▸ **Written request**:
Sift the listing for lines that hold the string "with" and pull them out.

★ ★ ★

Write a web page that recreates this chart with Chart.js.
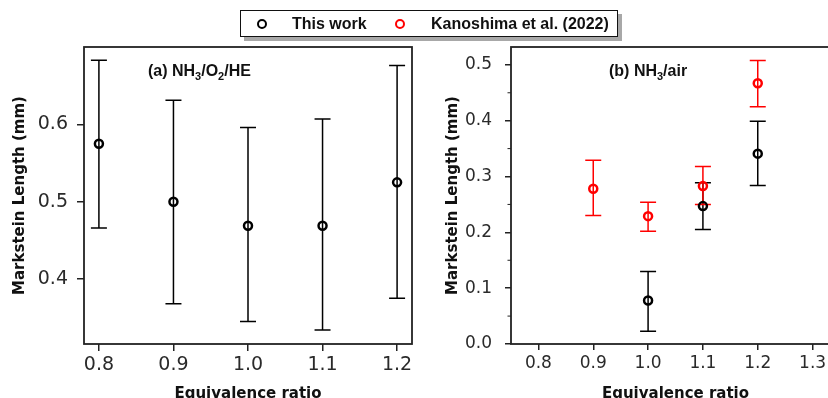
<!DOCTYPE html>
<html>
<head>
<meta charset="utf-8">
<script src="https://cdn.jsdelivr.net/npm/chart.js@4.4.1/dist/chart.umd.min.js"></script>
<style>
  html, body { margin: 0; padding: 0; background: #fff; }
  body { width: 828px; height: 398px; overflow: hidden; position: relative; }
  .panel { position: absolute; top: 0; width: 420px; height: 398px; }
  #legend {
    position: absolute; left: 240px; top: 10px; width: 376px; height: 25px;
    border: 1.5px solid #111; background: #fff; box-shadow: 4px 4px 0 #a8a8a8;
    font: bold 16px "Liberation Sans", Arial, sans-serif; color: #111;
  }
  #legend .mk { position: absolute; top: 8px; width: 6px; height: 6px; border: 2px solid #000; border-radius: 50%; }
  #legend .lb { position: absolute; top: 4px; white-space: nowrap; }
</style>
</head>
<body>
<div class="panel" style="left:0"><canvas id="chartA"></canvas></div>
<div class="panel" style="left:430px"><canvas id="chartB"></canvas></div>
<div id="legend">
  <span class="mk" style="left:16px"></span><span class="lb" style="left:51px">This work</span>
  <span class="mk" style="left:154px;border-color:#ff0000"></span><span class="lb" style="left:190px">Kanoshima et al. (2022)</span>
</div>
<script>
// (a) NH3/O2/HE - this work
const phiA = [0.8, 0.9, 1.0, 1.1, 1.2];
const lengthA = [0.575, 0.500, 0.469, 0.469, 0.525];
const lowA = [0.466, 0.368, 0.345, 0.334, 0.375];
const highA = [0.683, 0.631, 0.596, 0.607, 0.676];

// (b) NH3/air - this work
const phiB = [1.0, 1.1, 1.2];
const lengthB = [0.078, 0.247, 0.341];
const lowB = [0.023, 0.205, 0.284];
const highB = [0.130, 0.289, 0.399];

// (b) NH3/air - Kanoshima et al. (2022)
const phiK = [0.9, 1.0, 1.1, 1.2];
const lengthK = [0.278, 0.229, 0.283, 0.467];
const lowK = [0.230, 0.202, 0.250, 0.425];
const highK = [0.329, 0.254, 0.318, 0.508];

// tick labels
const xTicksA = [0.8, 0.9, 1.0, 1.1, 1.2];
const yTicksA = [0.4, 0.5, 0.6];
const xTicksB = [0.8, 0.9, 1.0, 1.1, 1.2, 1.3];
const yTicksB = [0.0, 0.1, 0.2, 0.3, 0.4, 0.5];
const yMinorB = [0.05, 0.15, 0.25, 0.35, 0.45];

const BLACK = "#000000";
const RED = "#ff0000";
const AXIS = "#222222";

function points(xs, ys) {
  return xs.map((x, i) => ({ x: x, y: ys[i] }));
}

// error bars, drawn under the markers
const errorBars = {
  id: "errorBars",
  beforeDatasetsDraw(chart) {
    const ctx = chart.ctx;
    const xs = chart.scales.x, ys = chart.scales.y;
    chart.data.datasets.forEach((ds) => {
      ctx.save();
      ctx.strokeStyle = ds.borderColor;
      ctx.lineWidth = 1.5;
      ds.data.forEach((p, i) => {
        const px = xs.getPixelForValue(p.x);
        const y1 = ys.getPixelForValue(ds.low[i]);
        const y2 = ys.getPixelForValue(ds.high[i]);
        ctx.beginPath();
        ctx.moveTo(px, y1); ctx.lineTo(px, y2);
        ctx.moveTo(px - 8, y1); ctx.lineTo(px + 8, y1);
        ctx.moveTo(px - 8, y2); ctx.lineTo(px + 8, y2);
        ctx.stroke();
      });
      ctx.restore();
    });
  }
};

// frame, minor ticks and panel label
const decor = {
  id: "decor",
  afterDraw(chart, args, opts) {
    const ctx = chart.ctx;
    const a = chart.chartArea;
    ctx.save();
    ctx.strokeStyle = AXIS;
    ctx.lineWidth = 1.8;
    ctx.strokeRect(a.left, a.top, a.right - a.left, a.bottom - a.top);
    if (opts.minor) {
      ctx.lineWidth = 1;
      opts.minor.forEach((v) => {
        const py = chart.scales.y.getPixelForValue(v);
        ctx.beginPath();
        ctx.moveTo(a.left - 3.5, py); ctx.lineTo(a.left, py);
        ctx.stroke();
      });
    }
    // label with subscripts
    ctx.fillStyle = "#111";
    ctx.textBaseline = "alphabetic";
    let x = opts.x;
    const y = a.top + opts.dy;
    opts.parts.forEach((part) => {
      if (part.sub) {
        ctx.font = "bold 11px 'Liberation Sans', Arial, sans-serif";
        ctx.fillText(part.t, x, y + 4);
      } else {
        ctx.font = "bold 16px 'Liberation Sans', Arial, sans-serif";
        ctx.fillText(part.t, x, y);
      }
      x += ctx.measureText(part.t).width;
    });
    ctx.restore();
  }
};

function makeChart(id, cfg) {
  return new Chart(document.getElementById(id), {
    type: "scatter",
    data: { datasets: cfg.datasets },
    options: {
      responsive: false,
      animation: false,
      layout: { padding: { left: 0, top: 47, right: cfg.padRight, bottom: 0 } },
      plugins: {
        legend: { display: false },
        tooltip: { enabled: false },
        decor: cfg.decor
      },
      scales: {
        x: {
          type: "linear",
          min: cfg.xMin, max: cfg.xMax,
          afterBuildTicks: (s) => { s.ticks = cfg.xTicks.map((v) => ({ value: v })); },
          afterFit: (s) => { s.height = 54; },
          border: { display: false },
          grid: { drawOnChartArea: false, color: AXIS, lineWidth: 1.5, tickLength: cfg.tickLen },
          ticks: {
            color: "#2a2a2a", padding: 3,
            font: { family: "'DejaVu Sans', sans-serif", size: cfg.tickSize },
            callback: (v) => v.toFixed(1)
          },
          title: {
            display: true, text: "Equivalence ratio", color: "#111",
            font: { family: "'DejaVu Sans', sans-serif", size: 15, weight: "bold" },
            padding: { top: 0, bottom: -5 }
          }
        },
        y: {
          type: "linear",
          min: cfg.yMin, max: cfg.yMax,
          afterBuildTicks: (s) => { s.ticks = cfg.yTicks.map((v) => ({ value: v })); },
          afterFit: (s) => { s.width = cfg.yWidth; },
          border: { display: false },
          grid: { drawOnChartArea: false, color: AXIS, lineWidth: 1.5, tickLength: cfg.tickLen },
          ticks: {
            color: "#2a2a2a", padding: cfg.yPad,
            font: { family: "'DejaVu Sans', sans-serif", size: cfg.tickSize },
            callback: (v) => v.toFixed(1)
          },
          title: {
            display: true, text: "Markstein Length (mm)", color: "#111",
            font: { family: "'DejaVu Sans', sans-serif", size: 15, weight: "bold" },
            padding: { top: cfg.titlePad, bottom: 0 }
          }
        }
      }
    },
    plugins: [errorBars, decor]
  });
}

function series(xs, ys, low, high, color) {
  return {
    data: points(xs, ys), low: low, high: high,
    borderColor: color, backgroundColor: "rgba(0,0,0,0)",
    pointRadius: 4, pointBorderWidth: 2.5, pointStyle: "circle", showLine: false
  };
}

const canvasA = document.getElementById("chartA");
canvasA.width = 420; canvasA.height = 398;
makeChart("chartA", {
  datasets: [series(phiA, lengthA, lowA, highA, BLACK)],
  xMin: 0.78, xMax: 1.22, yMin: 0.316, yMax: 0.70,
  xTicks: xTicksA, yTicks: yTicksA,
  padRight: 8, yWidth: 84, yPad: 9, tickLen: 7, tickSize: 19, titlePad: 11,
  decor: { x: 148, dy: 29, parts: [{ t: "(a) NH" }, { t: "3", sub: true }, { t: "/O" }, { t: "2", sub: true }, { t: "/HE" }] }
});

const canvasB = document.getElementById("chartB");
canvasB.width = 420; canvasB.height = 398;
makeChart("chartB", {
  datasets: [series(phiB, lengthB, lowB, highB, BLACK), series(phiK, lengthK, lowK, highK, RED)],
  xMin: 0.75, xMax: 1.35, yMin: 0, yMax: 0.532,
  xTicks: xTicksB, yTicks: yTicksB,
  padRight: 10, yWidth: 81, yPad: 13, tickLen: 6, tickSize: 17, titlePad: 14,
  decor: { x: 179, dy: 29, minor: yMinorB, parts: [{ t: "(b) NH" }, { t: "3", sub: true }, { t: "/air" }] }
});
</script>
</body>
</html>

★ ★ ★

▸ **Task response**:
Write a web page that recreates this chart with Chart.js.
    // label with subscripts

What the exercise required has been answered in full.